Print the lines of the listing below verbatim from its first line through the line bearing "import * as". Any pictures are to be omitted.

>> START PROVIDED INFORMATION

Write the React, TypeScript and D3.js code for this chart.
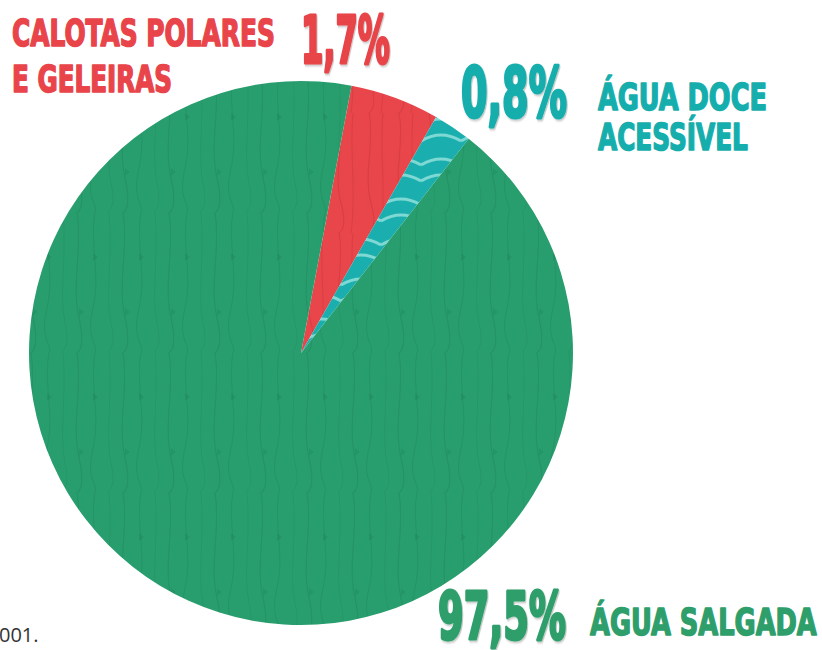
import React, { useLayoutEffect, useRef, useState } from "react";
import * as d3 from "d3";

// Slice order clockwise from the top, starting at the red wedge
const categories = ["Calotas polares e geleiras", "Água doce acessível", "Água salgada"];
// Visual share of each wedge as drawn in the picture (percent of the circle)
const sliceShares = [5.3, 2.3, 92.4];
const valueLabels = ["1,7%", "0,8%", "97,5%"];
const nameLines = [["CALOTAS POLARES", "E GELEIRAS"], ["ÁGUA DOCE", "ACESSÍVEL"], ["ÁGUA SALGADA"]];

const W = 822;
const H = 650;
const cx = 301;
const cy = 353;
const R = 272;
const startDeg = 10.7;

const sliceColors = ["#E8464A", "#1AAFAE", "#289E6E"];
const textColors = ["#E8444A", "#15AEAD", "#2E9E6B"];

const display = "'Liberation Sans Narrow', 'DejaVu Sans Condensed', 'Roboto', sans-serif";

type FitProps = {
  txt: string;
  x: number;
  y: number;
  width: number;
  color: string;
  size: number;
  stroke: number;
  shadow?: boolean;
};

function FitText({ txt, x, y, width, color, size, stroke, shadow }: FitProps) {
  const ref = useRef<SVGTextElement>(null);
  const [sx, setSx] = useState(1);
  useLayoutEffect(() => {
    if (ref.current) {
      const w = ref.current.getBBox().width;
      if (w > 0) setSx(width / w);
    }
  }, [txt, width, size]);
  return (
    <g transform={`translate(${x},${y}) scale(${sx},1)`}>
      <text ref={ref} x={0} y={0} fill={color} fontFamily={display} fontWeight={700} fontSize={size}
        stroke={color} strokeWidth={stroke} strokeLinejoin="round"
        filter={shadow ? "url(#shadow)" : undefined}>{txt}</text>
    </g>
  );
}

export default function App() {
  const pie = d3
    .pie<number>()
    .sort(null)
    .value((d) => d)
    .startAngle((startDeg * Math.PI) / 180)
    .endAngle((startDeg * Math.PI) / 180 + 2 * Math.PI);
  const arcs = pie(sliceShares);
  const arc = d3.arc<d3.PieArcDatum<number>>().innerRadius(0).outerRadius(R);
  const fills = ["url(#texRed)", "url(#texTeal)", "url(#texGreen)"];

  const bigLabel = (txt: string, x: number, y: number, len: number, color: string, size = 70) => (
    <FitText txt={txt} x={x} y={y} width={len} color={color} size={size} stroke={3} shadow />
  );
  const nameLabel = (txt: string, x: number, y: number, len: number, color: string) => (
    <FitText txt={txt} x={x} y={y} width={len} color={color} size={37} stroke={1.5} />
  );

  return (
    <svg width={W} height={H} viewBox={`0 0 ${W} ${H}`} style={{ position: "absolute", left: 0, top: 0 }}>
      <defs>
        <filter id="shadow" x="-10%" y="-10%" width="130%" height="130%">
          <feDropShadow dx="1.5" dy="1.5" stdDeviation="0.8" floodColor="#000" floodOpacity="0.25" />
        </filter>
        <pattern id="texGreen" patternUnits="userSpaceOnUse" width="46" height="140">
          <rect width="46" height="140" fill={sliceColors[2]} />
          <path d="M6 0 C 12 35, 0 70, 8 105 S 4 140, 6 140" stroke="#1E865A" strokeOpacity="0.45" strokeWidth="1.3" fill="none" />
          <path d="M24 0 C 18 30, 30 60, 22 95 S 28 130, 24 140" stroke="#1E865A" strokeOpacity="0.4" strokeWidth="1.3" fill="none" />
          <path d="M38 0 C 42 40, 34 80, 40 110 S 36 135, 38 140" stroke="#1E865A" strokeOpacity="0.35" strokeWidth="1.1" fill="none" />
          <path d="M22 40 l5 4 l-5 4 z" fill="#1E865A" fillOpacity="0.45" />
          <path d="M8 95 l5 4 l-5 4 z" fill="#1E865A" fillOpacity="0.4" />
        </pattern>
        <pattern id="texRed" patternUnits="userSpaceOnUse" width="30" height="120">
          <rect width="30" height="120" fill={sliceColors[0]} />
          <path d="M8 0 C 14 30, 2 60, 10 90 S 6 120, 8 120" stroke="#C73539" strokeOpacity="0.5" strokeWidth="1.2" fill="none" />
          <path d="M22 0 C 18 40, 26 80, 20 120" stroke="#C73539" strokeOpacity="0.4" strokeWidth="1.2" fill="none" />
        </pattern>
        <pattern id="texTeal" patternUnits="userSpaceOnUse" width="40" height="40">
          <rect width="40" height="40" fill={sliceColors[1]} />
          <path d="M0 12 Q 20 0, 40 12" stroke="#7ED8D4" strokeWidth="3" fill="none" />
          <path d="M0 28 Q 20 16, 40 28" stroke="#7ED8D4" strokeWidth="3" fill="none" />
        </pattern>
      </defs>

      <g transform={`translate(${cx},${cy})`}>
        {arcs.map((a, i) => (
          <path key={categories[i]} d={arc(a) || ""} fill={fills[i]} />
        ))}
      </g>

      {/* Calotas polares */}
      {nameLabel(nameLines[0][0], 12, 46, 263, textColors[0])}
      {nameLabel(nameLines[0][1], 12, 92, 160, textColors[0])}
      {bigLabel(valueLabels[0], 301, 63, 89, textColors[0], 66)}

      {/* Água doce */}
      {bigLabel(valueLabels[1], 461, 117, 106, textColors[1])}
      {nameLabel(nameLines[1][0], 598, 110, 169, textColors[1])}
      {nameLabel(nameLines[1][1], 598, 150, 150, textColors[1])}

      {/* Água salgada */}
      {bigLabel(valueLabels[2], 438, 639, 128, textColors[2], 66)}
      {nameLabel(nameLines[2][0], 590, 635, 227, textColors[2])}

      <text x={-1} y={642} fill="#333" fontFamily="'Open Sans', 'Noto Sans', sans-serif" fontSize={20}>001.</text>
    </svg>
  );
}
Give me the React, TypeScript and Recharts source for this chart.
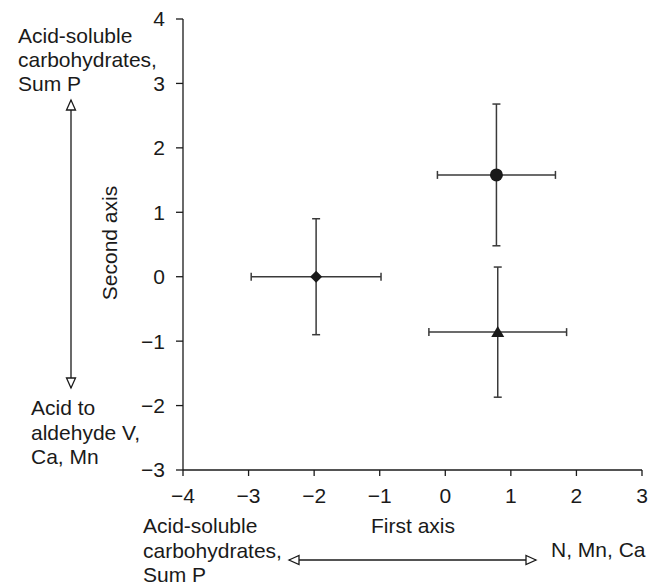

>> END PROVIDED INFORMATION

### WRITTEN SOLUTION
Write the React, TypeScript and D3.js code for this chart.
import React, { useLayoutEffect, useRef, useState } from "react";
import * as d3 from "d3";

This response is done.